Nell’istallazione di Nino Costa “il giocatore deve (è la regola) guardare nello specchio per trovare il "sé illusorio" su cui si basa il "sé reale"; egli imita una società che si riflette nel suo gioco, attiva un meccanismo commutatorio che porta allo smarrimento relativo, a una “dérive” intelaiata dalla cornice/limite in cui il gioco/sogno sfuma nella realtà con un perenne avvolgersi, senza cui è follia” .

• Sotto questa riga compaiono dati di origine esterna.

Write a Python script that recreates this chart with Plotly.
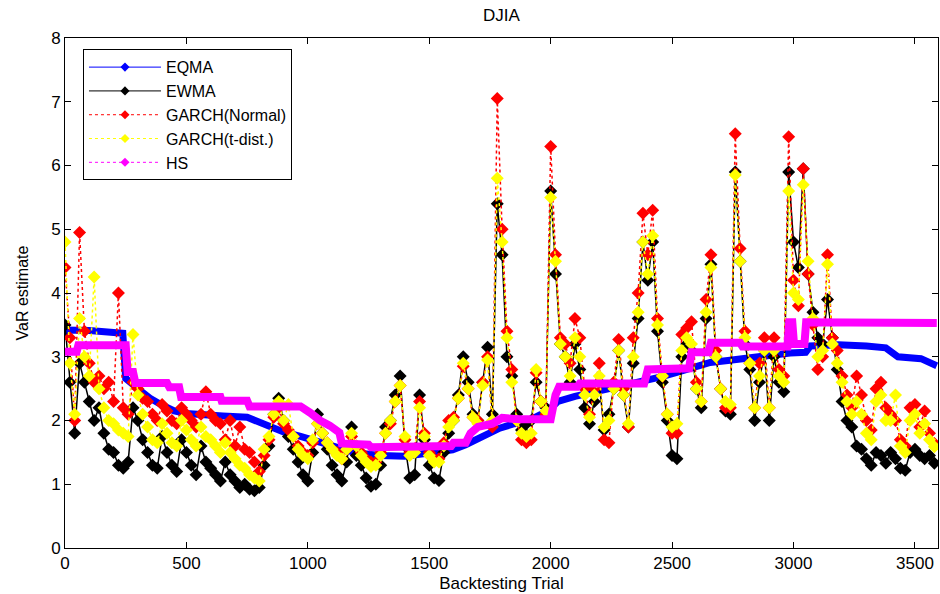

I dadi di Giacomo Failla presentano al centro di ogni faccia lo stesso ‘valore’ geometrico ma, cambiando la combinazione dei segni attorno a esso, ogni lancio determina una nuova vicenda esistenziale. Nella scultura di Concetto Guzzetta l’atleta classico (kouros) moltiplicato serialmente diventa anonimo e rigido modulo di uno schieramento preordinato da campo di calcetto (soccer). La partita si gioca sullo scarto ironico fra la cultura classica e la contemporanea e fra cultura e vita.
La sequenza di Carlo Lauricella mostra una serie di elementi che si susseguono anche cromaticamente, ma caratterizzati da varianti che ne mettono in discussione l’ordinato assetto optical, a dimostrare che nel gioco dell’arte (ma anche della vita) regole ed eccezioni, strutture ed elementi si equivalgono.
Nelle “piegature” di Leopoldo Mazzoleni il pensierospazio è protagonista del gioco nel suo “continuo adattarsi e piegarsi come risultanza di un infinito adeguamento di momenti alle circostanze che di volta in volta si vengono a creare e che mutano intervenendo in quanto emergenza.”
Salvatore Mineo presenta due opere: nella prima richiama i giochi dell’infanzia sui quali si proietta inquietante l’ombra del futuro; nella seconda istallazione, un omino surreale, sospeso come in un sogno sulla sommità di una scatola ludica, osserva impassibile l’evento che nel fondo ha scompaginato la scacchiera.
Il lanciatore di dadi di Antonio Portale è una figura enigmatica: mentre lancia sembra voler trattenere. In essa si combina e si fonde l’azione della scommessa con l’atteggiamento psicologico di chi si interroga sul destino che sta determinando.